*Required work*
Extract only the lines running from the top of the entries to the line that holds "const strayBer = [2.9e-6];". Include that line and omit the pictures.

══ Task inputs

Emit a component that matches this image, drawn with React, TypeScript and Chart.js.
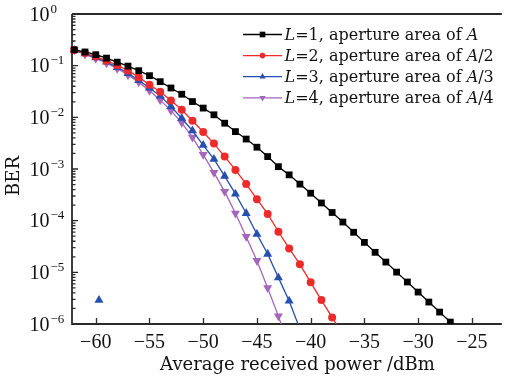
import React, { useEffect, useRef } from "react";
import { Chart, registerables } from "chart.js";

Chart.register(...registerables);

// x positions (dBm), shared by all series (each series uses the first N)
const powerDbm = [
  -62, -61, -60, -59, -58, -57, -56, -55, -54, -53, -52, -51, -50, -49, -48, -47, -46, -45,
  -44, -43, -42, -41, -40, -39, -38, -37, -36, -35, -34, -33, -32, -31, -30, -29, -28, -27,
];

// L=1, aperture area of A
const berL1 = [
  0.203, 0.184, 0.163, 0.14, 0.117, 0.098, 0.08, 0.064, 0.049, 0.037, 0.028, 0.0202, 0.0151,
  0.0112, 0.0077, 0.0053, 0.0038, 0.00264, 0.00174, 0.00111, 7.7e-4, 5.1e-4, 3.4e-4, 2.2e-4,
  1.44e-4, 9.4e-5, 5.96e-5, 3.8e-5, 2.44e-5, 1.58e-5, 1.01e-5, 6.5e-6, 4.15e-6, 2.66e-6,
  1.7e-6, 1.09e-6,
];
// L=2, aperture area of A/2
const berL2 = [
  0.2, 0.175, 0.15, 0.125, 0.102, 0.08, 0.06, 0.0427, 0.0312, 0.0212, 0.014, 8.6e-3, 5.2e-3,
  3.1e-3, 1.74e-3, 9.6e-4, 5.1e-4, 2.6e-4, 1.35e-4, 6.1e-5, 2.9e-5, 1.43e-5, 6.4e-6, 2.9e-6,
  1.34e-6, 6.3e-7,
];
// L=3, aperture area of A/3
const berL3 = [
  0.2, 0.17, 0.143, 0.118, 0.093, 0.071, 0.052, 0.037, 0.026, 0.0162, 9.6e-3, 5.5e-3, 2.9e-3,
  1.55e-3, 7.3e-4, 3.3e-4, 1.39e-4, 5.5e-5, 2.26e-5, 7.9e-6, 2.8e-6, 8e-7,
];
// L=4, aperture area of A/4
const berL4 = [
  0.2, 0.166, 0.138, 0.112, 0.088, 0.066, 0.048, 0.033, 0.0215, 0.0135, 7.9e-3, 4.1e-3, 1.9e-3,
  8.5e-4, 3.65e-4, 1.39e-4, 4.9e-5, 1.68e-5, 5.0e-6, 1.42e-6, 3.5e-7,
];
// lone blue marker near the bottom-left
const strayPower = [-59.7];
const strayBer = [2.9e-6];

const xTicks = [-60, -55, -50, -45, -40, -35, -30, -25];
const yExponents = [0, -1, -2, -3, -4, -5, -6];
const legendSuffixes = ["", "/2", "/3", "/4"];
const legendL = ["1", "2", "3", "4"];

const COLORS = ["#000000", "#ee2a2a", "#2650b0", "#a466ba"];
const STYLES = ["rect", "circle", "triangle", "triangleDown"];

const AXIS = "#2a2a2a";
const TICK_FONT = "Liberation Serif";
const TEXT_FONT = "DejaVu Serif";

function toPts(ys: number[]) {
  return ys.map((y, i) => ({ x: powerDbm[i], y }));
}

function drawMarker(ctx: CanvasRenderingContext2D, style: string, x: number, y: number, r: number, color: string) {
  ctx.save();
  ctx.fillStyle = color;
  ctx.beginPath();
  if (style === "rect") {
    const s = r * Math.SQRT1_2;
    ctx.rect(x - s, y - s, 2 * s, 2 * s);
  } else if (style === "circle") {
    ctx.arc(x, y, r, 0, Math.PI * 2);
  } else if (style === "triangle") {
    ctx.moveTo(x, y - r);
    ctx.lineTo(x + r * 0.866, y + r * 0.5);
    ctx.lineTo(x - r * 0.866, y + r * 0.5);
    ctx.closePath();
  } else {
    ctx.moveTo(x, y + r);
    ctx.lineTo(x + r * 0.866, y - r * 0.5);
    ctx.lineTo(x - r * 0.866, y - r * 0.5);
    ctx.closePath();
  }
  ctx.fill();
  ctx.restore();
}

const framePlugin = {
  id: "frame",
  beforeDatasetsDraw(chart: any) {
    const { ctx, chartArea: a, scales } = chart;
    const xs = scales.x;
    const ys = scales.y;
    ctx.save();
    ctx.strokeStyle = AXIS;
    ctx.lineWidth = 1.8;
    ctx.beginPath();
    ctx.moveTo(a.left, a.top);
    ctx.lineTo(a.right, a.top);
    ctx.moveTo(a.left, a.top);
    ctx.lineTo(a.left, a.bottom);
    ctx.lineTo(a.right, a.bottom);
    ctx.stroke();

    ctx.lineWidth = 1.3;
    ctx.beginPath();
    for (const t of xTicks) {
      const px = Math.round(xs.getPixelForValue(t)) + 0.5;
      ctx.moveTo(px, a.bottom);
      ctx.lineTo(px, a.bottom - 6);
    }
    for (const e of yExponents) {
      const py = ys.getPixelForValue(Math.pow(10, e));
      ctx.moveTo(a.left, py);
      ctx.lineTo(a.left + 6, py);
      if (e < 0) {
        for (let k = 2; k <= 9; k++) {
          const pm = ys.getPixelForValue(k * Math.pow(10, e));
          ctx.moveTo(a.left, pm);
          ctx.lineTo(a.left + 3.5, pm);
        }
      }
    }
    ctx.stroke();
    ctx.restore();
  },
  afterDraw(chart: any) {
    const { ctx, chartArea: a, scales } = chart;
    const xs = scales.x;
    const ys = scales.y;
    ctx.save();
    ctx.fillStyle = "#111";

    // x tick labels
    ctx.font = `20px "${TICK_FONT}"`;
    ctx.textAlign = "center";
    ctx.textBaseline = "alphabetic";
    for (const t of xTicks) {
      const px = xs.getPixelForValue(t);
      const label = t < 0 ? "\u2212" + Math.abs(t) : String(t);
      ctx.fillText(label, px, 347.5);
    }

    // y tick labels 10^e
    for (const e of yExponents) {
      const py = ys.getPixelForValue(Math.pow(10, e));
      ctx.font = `20px "${TICK_FONT}"`;
      ctx.textAlign = "right";
      ctx.fillText("10", 49.5, py + 6.5);
      ctx.font = `13px "${TICK_FONT}"`;
      ctx.textAlign = "left";
      const ex = e < 0 ? "\u2212" + Math.abs(e) : String(e);
      ctx.fillText(ex, 50.5, py - 1.5);
    }

    // axis titles
    ctx.font = `18px "${TEXT_FONT}"`;
    ctx.textAlign = "center";
    ctx.fillText("Average received power /dBm", 297.5, 370);
    ctx.save();
    ctx.translate(19, 176);
    ctx.rotate(-Math.PI / 2);
    ctx.textBaseline = "alphabetic";
    ctx.fillText("BER", 0, 0);
    ctx.restore();

    // legend
    const legX0 = 243;
    const legX1 = 282;
    const legTextX = 284.5;
    for (let i = 0; i < 4; i++) {
      const cy = 34.5 + i * 21.1;
      ctx.strokeStyle = COLORS[i];
      ctx.lineWidth = 1.3;
      ctx.beginPath();
      ctx.moveTo(legX0, cy);
      ctx.lineTo(legX1, cy);
      ctx.stroke();
      drawMarker(ctx, STYLES[i], (legX0 + legX1) / 2, cy, i === 1 ? 2.8 : i === 0 ? 4 : 3.6, COLORS[i]);

      ctx.fillStyle = "#111";
      ctx.textAlign = "left";
      ctx.textBaseline = "alphabetic";
      const parts: [string, boolean][] = [
        ["L", true],
        ["=" + legendL[i] + ", aperture area of ", false],
        ["A", true],
        [legendSuffixes[i], false],
      ];
      let tx = legTextX;
      const by = cy + 5.6;
      for (const [t, it] of parts) {
        if (!t) continue;
        ctx.font = `${it ? "italic " : ""}16px "${TEXT_FONT}"`;
        ctx.fillText(t, tx, by);
        tx += ctx.measureText(t).width;
      }
    }
    ctx.restore();
  },
};

export default function App() {
  const ref = useRef<HTMLCanvasElement | null>(null);

  useEffect(() => {
    if (!ref.current) return;
    const mk = (data: number[], i: number, radius: number) => ({
      label: "L=" + legendL[i],
      data: toPts(data),
      borderColor: COLORS[i],
      backgroundColor: COLORS[i],
      borderWidth: 1.3,
      pointStyle: STYLES[i] === "triangleDown" ? "triangle" : STYLES[i],
      rotation: STYLES[i] === "triangleDown" ? 180 : 0,
      pointRadius: radius,
      pointBorderWidth: 0,
      pointHoverRadius: radius,
      tension: 0,
      clip: { left: false, top: false, right: false, bottom: 0 },
    });
    const chart = new Chart(ref.current, {
      type: "line",
      data: {
        datasets: [
          mk(berL1, 0, 4.8),
          mk(berL2, 1, 4),
          mk(berL3, 2, 5.2),
          mk(berL4, 3, 5.2),
          {
            label: "stray",
            data: strayPower.map((x, i) => ({ x, y: strayBer[i] })),
            showLine: false,
            borderColor: COLORS[2],
            backgroundColor: COLORS[2],
            pointStyle: "triangle",
            pointRadius: 5.2,
            pointBorderWidth: 0,
            clip: { left: false, top: false, right: false, bottom: 0 },
          } as any,
        ],
      },
      options: {
        animation: false,
        responsive: false,
        maintainAspectRatio: false,
        devicePixelRatio: 1,
        events: [],
        layout: { padding: { left: 72, top: 14, right: 0, bottom: 55 } },
        plugins: {
          legend: { display: false },
          tooltip: { enabled: false },
          title: { display: false },
        },
        scales: {
          x: { type: "linear", min: -62.21, max: -22.21, display: false },
          y: { type: "logarithmic", min: 1e-6, max: 1, display: false },
        },
      } as any,
      plugins: [framePlugin],
    });
    return () => chart.destroy();
  }, []);

  return (
    <div style={{ position: "fixed", left: 0, top: 0, width: 507, height: 379, background: "#fff" }}>
      <canvas ref={ref} width={507} height={379} style={{ display: "block", width: 507, height: 379 }} />
    </div>
  );
}
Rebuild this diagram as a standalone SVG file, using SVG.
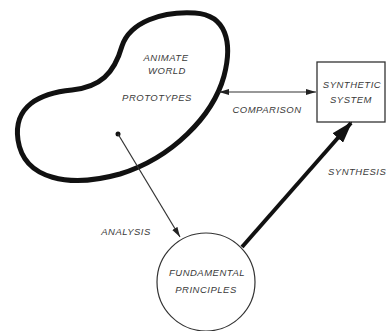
<svg xmlns="http://www.w3.org/2000/svg" width="387" height="331" viewBox="0 0 387 331">
<style>
text{font-family:"Liberation Sans",Arial,sans-serif;font-style:italic;font-size:9.5px;fill:#3a3a3a;letter-spacing:0.5px;text-anchor:middle}
.thin{stroke:#333;stroke-width:1.2;fill:none}
</style>
<defs>
<marker id="ah" markerWidth="10" markerHeight="8" refX="10" refY="4" orient="auto" markerUnits="userSpaceOnUse"><path d="M0,1 L10,4 L0,7 Z" fill="#222"/></marker>
<marker id="ahs" markerWidth="10" markerHeight="8" refX="10" refY="4" orient="auto-start-reverse" markerUnits="userSpaceOnUse"><path d="M0,1 L10,4 L0,7 Z" fill="#222"/></marker>
<marker id="ahb" markerWidth="22" markerHeight="14" refX="20" refY="7" orient="auto" markerUnits="userSpaceOnUse"><path d="M0,0 L22,7 L0,14 Z" fill="#111"/></marker>
</defs>
<rect width="387" height="331" fill="#fff"/>
<g id="animate-world">
<path d="M122,46 C130,22 162,11 195,13 C226,15 233,42 224,76 C213,116 172,158 120,174 C70,188 24,180 18,140 C13,106 40,93 72,90 C100,87 114,74 122,46 Z" fill="none" stroke="#111" stroke-width="5"/>
<text x="166" y="61">ANIMATE</text>
<text x="167" y="74">WORLD</text>
<text x="157" y="101">PROTOTYPES</text>
<circle cx="118" cy="134" r="2.5" fill="#111"/>
</g>
<g id="synthetic-system">
<rect x="317" y="62" width="68" height="60" fill="#fff" stroke="#333" stroke-width="1.3"/>
<text x="352" y="88">SYNTHETIC</text>
<text x="351" y="103">SYSTEM</text>
</g>
<g id="fundamental-principles">
<circle cx="206" cy="282" r="49" fill="#fff" stroke="#333" stroke-width="1.2"/>
<text x="207" y="276">FUNDAMENTAL</text>
<text x="206" y="293">PRINCIPLES</text>
</g>
<g id="connectors">
<line class="thin" x1="219" y1="92" x2="316" y2="92" marker-start="url(#ahs)" marker-end="url(#ah)"/>
<text x="267" y="113">COMPARISON</text>
<line class="thin" x1="118" y1="134" x2="180" y2="237" marker-end="url(#ah)"/>
<text x="126" y="235">ANALYSIS</text>
<line x1="242" y1="247" x2="351" y2="123" stroke="#111" stroke-width="4" marker-end="url(#ahb)"/>
<text x="328" y="175" style="text-anchor:start">SYNTHESIS</text>
</g>
</svg>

════

*Result*
Emit a component that matches this image, drawn with React, TypeScript and Chart.js.
import React, { useEffect, useRef } from "react";
import { Chart, registerables } from "chart.js";

Chart.register(...registerables);

// x positions (dBm), shared by all series (each series uses the first N)
const powerDbm = [
  -62, -61, -60, -59, -58, -57, -56, -55, -54, -53, -52, -51, -50, -49, -48, -47, -46, -45,
  -44, -43, -42, -41, -40, -39, -38, -37, -36, -35, -34, -33, -32, -31, -30, -29, -28, -27,
];

// L=1, aperture area of A
const berL1 = [
  0.203, 0.184, 0.163, 0.14, 0.117, 0.098, 0.08, 0.064, 0.049, 0.037, 0.028, 0.0202, 0.0151,
  0.0112, 0.0077, 0.0053, 0.0038, 0.00264, 0.00174, 0.00111, 7.7e-4, 5.1e-4, 3.4e-4, 2.2e-4,
  1.44e-4, 9.4e-5, 5.96e-5, 3.8e-5, 2.44e-5, 1.58e-5, 1.01e-5, 6.5e-6, 4.15e-6, 2.66e-6,
  1.7e-6, 1.09e-6,
];
// L=2, aperture area of A/2
const berL2 = [
  0.2, 0.175, 0.15, 0.125, 0.102, 0.08, 0.06, 0.0427, 0.0312, 0.0212, 0.014, 8.6e-3, 5.2e-3,
  3.1e-3, 1.74e-3, 9.6e-4, 5.1e-4, 2.6e-4, 1.35e-4, 6.1e-5, 2.9e-5, 1.43e-5, 6.4e-6, 2.9e-6,
  1.34e-6, 6.3e-7,
];
// L=3, aperture area of A/3
const berL3 = [
  0.2, 0.17, 0.143, 0.118, 0.093, 0.071, 0.052, 0.037, 0.026, 0.0162, 9.6e-3, 5.5e-3, 2.9e-3,
  1.55e-3, 7.3e-4, 3.3e-4, 1.39e-4, 5.5e-5, 2.26e-5, 7.9e-6, 2.8e-6, 8e-7,
];
// L=4, aperture area of A/4
const berL4 = [
  0.2, 0.166, 0.138, 0.112, 0.088, 0.066, 0.048, 0.033, 0.0215, 0.0135, 7.9e-3, 4.1e-3, 1.9e-3,
  8.5e-4, 3.65e-4, 1.39e-4, 4.9e-5, 1.68e-5, 5.0e-6, 1.42e-6, 3.5e-7,
];
// lone blue marker near the bottom-left
const strayPower = [-59.7];
const strayBer = [2.9e-6];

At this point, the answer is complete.